Extract the first line of the entries below and every line after it up to the one containing "year_labels = [str(y)", both kept. Pictures are excluded.

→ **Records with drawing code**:
* Begin *

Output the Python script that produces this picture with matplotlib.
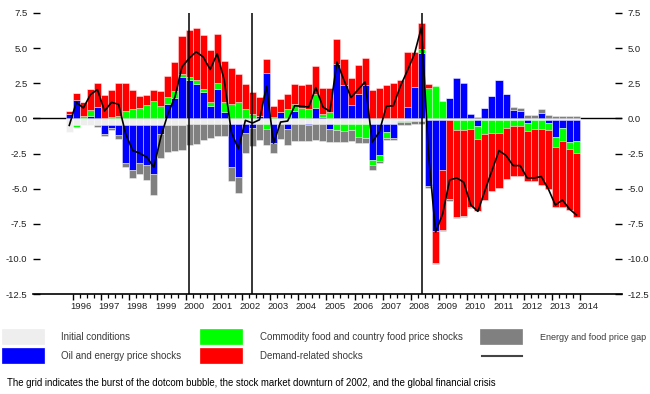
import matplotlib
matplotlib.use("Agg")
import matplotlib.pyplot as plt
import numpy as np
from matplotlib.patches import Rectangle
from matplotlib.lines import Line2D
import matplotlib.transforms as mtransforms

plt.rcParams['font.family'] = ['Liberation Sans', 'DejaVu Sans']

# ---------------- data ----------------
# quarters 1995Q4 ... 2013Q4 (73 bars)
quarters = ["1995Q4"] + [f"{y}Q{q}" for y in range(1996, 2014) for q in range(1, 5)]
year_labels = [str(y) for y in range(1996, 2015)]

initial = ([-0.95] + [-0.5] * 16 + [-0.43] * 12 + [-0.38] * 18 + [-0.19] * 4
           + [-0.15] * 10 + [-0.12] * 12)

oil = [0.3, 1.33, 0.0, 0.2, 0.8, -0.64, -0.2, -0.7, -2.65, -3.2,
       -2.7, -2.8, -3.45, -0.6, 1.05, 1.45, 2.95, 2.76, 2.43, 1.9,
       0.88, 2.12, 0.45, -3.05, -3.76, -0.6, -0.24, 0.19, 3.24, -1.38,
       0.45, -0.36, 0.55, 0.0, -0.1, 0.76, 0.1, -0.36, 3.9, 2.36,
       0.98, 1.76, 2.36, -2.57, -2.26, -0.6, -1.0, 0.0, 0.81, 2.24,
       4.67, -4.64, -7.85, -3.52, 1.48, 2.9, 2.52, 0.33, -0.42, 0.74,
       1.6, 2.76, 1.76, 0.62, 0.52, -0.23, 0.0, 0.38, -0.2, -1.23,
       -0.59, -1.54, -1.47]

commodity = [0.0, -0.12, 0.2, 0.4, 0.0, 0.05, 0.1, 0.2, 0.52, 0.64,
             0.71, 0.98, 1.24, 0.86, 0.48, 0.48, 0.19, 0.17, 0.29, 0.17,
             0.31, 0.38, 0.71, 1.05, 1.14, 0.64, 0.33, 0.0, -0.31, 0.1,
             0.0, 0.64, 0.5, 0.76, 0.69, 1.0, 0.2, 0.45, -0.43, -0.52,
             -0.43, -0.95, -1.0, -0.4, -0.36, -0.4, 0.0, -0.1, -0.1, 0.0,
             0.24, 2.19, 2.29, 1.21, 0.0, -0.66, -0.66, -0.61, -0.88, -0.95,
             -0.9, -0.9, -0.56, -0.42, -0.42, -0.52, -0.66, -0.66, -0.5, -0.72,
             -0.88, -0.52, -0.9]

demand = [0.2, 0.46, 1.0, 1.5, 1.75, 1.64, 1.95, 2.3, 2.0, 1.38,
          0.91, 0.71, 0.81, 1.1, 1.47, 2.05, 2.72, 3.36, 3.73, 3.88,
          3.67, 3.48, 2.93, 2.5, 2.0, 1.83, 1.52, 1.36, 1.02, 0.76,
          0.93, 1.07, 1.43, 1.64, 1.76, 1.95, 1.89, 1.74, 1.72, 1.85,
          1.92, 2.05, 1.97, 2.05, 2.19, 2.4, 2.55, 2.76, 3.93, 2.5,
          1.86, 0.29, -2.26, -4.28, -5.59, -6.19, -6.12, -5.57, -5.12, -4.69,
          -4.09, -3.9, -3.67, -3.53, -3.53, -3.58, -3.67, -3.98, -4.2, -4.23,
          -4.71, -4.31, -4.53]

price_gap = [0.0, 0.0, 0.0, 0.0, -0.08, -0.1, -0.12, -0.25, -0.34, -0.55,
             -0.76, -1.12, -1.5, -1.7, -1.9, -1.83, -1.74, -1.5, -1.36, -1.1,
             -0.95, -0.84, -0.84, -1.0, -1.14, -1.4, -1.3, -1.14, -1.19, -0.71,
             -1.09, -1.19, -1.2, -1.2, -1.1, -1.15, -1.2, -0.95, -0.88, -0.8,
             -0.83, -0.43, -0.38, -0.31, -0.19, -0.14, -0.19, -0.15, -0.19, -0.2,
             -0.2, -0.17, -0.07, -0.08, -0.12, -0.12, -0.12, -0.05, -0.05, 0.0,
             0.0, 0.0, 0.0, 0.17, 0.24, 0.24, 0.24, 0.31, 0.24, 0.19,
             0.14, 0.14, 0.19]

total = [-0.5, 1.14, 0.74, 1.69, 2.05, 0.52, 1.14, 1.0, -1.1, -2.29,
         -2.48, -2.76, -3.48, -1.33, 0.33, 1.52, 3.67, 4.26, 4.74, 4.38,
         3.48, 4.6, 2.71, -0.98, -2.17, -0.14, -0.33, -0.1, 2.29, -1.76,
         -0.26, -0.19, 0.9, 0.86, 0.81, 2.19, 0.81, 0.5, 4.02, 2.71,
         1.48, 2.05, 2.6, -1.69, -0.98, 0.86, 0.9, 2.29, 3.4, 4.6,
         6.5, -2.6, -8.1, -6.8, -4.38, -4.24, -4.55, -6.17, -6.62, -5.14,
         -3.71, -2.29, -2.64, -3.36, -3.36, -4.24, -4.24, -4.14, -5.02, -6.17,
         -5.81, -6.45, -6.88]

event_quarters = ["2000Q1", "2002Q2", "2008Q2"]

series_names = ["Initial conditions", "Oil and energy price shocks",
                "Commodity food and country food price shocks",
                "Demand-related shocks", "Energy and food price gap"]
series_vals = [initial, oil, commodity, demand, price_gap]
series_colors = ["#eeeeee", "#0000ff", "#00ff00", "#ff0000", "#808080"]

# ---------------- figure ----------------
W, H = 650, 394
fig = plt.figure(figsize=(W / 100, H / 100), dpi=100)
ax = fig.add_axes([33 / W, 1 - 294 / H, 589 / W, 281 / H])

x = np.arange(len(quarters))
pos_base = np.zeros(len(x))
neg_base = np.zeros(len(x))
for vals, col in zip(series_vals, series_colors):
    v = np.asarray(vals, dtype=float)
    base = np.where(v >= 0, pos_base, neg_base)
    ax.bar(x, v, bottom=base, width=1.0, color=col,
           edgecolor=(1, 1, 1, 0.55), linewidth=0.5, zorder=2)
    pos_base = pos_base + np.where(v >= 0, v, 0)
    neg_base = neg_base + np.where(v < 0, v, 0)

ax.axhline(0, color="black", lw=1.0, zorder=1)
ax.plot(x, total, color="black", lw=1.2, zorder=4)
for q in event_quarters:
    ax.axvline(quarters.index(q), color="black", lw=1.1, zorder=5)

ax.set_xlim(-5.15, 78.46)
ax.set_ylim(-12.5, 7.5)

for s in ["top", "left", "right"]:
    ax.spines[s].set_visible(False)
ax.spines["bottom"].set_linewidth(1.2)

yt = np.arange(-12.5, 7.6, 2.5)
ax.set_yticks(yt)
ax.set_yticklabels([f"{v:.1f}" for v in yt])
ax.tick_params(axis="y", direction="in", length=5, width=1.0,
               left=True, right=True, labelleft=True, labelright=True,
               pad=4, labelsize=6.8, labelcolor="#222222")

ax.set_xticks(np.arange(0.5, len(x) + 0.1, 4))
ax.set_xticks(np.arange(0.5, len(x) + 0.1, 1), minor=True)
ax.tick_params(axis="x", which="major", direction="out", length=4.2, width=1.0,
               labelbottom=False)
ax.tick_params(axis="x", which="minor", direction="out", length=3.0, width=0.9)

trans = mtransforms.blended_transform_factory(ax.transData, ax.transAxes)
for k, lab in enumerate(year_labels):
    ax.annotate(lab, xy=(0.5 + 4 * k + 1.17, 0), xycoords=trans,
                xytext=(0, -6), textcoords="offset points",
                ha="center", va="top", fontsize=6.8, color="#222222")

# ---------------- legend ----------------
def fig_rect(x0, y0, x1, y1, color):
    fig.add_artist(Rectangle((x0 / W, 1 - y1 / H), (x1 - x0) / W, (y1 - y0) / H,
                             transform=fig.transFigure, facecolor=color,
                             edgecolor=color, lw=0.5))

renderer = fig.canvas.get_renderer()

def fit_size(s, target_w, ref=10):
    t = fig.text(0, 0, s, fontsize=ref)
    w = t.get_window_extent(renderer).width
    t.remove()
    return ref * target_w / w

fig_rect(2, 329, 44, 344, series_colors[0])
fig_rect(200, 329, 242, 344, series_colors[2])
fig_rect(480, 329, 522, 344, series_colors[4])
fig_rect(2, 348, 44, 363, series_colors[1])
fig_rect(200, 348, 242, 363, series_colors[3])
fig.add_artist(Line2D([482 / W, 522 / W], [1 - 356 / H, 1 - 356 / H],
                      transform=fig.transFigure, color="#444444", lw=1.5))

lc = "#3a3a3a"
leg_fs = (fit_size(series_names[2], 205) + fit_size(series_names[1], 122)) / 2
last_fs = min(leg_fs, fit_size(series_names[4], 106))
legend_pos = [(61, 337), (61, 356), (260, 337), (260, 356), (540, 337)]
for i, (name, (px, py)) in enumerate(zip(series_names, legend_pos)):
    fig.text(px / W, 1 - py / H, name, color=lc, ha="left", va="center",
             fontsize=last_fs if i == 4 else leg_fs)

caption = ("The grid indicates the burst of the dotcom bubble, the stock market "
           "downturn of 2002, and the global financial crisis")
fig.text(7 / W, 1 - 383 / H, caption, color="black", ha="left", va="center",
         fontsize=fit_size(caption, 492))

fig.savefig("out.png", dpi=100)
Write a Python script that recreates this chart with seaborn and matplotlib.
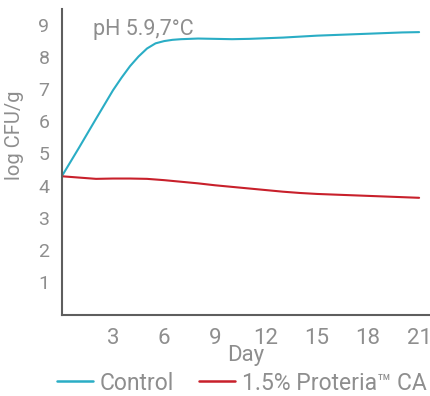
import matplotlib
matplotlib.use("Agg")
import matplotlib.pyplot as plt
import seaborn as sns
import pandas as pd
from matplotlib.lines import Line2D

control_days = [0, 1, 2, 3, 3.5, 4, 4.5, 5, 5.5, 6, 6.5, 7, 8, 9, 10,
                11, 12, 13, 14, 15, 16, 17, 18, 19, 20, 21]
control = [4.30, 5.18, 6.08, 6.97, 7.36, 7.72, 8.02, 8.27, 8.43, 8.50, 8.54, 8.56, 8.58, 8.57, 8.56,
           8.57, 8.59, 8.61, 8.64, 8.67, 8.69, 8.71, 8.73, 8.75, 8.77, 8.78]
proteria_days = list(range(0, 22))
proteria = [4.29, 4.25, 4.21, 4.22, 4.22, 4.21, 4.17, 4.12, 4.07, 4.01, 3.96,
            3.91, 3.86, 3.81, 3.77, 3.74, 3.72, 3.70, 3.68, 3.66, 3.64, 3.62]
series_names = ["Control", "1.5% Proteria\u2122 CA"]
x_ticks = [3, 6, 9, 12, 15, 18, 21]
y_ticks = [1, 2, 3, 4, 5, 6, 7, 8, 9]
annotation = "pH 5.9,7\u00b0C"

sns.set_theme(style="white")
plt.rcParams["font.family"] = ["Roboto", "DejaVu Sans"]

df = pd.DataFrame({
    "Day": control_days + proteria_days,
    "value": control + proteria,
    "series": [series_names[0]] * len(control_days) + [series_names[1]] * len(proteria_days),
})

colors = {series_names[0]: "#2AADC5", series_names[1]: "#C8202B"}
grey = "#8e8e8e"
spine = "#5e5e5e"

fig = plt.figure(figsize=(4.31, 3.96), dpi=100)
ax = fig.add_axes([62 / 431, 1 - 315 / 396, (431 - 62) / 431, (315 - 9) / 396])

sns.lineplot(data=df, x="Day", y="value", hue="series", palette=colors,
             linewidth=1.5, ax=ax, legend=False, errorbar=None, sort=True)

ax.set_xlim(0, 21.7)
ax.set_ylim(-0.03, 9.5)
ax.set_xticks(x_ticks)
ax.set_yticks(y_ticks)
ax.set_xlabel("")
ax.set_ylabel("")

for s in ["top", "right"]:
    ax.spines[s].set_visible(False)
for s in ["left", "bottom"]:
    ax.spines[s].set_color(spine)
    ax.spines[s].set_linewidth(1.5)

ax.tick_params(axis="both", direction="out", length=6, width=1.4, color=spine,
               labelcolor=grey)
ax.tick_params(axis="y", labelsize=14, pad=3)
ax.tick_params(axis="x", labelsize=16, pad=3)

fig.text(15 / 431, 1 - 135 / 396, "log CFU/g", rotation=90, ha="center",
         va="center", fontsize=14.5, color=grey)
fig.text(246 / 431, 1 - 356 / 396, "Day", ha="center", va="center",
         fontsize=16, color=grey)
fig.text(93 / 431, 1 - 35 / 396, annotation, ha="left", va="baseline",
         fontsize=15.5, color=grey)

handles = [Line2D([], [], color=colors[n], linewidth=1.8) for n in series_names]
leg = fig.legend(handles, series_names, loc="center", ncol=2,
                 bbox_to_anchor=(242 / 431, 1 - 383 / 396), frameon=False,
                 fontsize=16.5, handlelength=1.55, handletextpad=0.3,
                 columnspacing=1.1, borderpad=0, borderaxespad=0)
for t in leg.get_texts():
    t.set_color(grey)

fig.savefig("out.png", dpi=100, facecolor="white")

* End *

→ **Response below**:
Output the Python script that produces this picture with matplotlib.
import matplotlib
matplotlib.use("Agg")
import matplotlib.pyplot as plt
import numpy as np
from matplotlib.patches import Rectangle
from matplotlib.lines import Line2D
import matplotlib.transforms as mtransforms

plt.rcParams['font.family'] = ['Liberation Sans', 'DejaVu Sans']

# ---------------- data ----------------
# quarters 1995Q4 ... 2013Q4 (73 bars)
quarters = ["1995Q4"] + [f"{y}Q{q}" for y in range(1996, 2014) for q in range(1, 5)]
year_labels = [str(y) for y in range(1996, 2015)]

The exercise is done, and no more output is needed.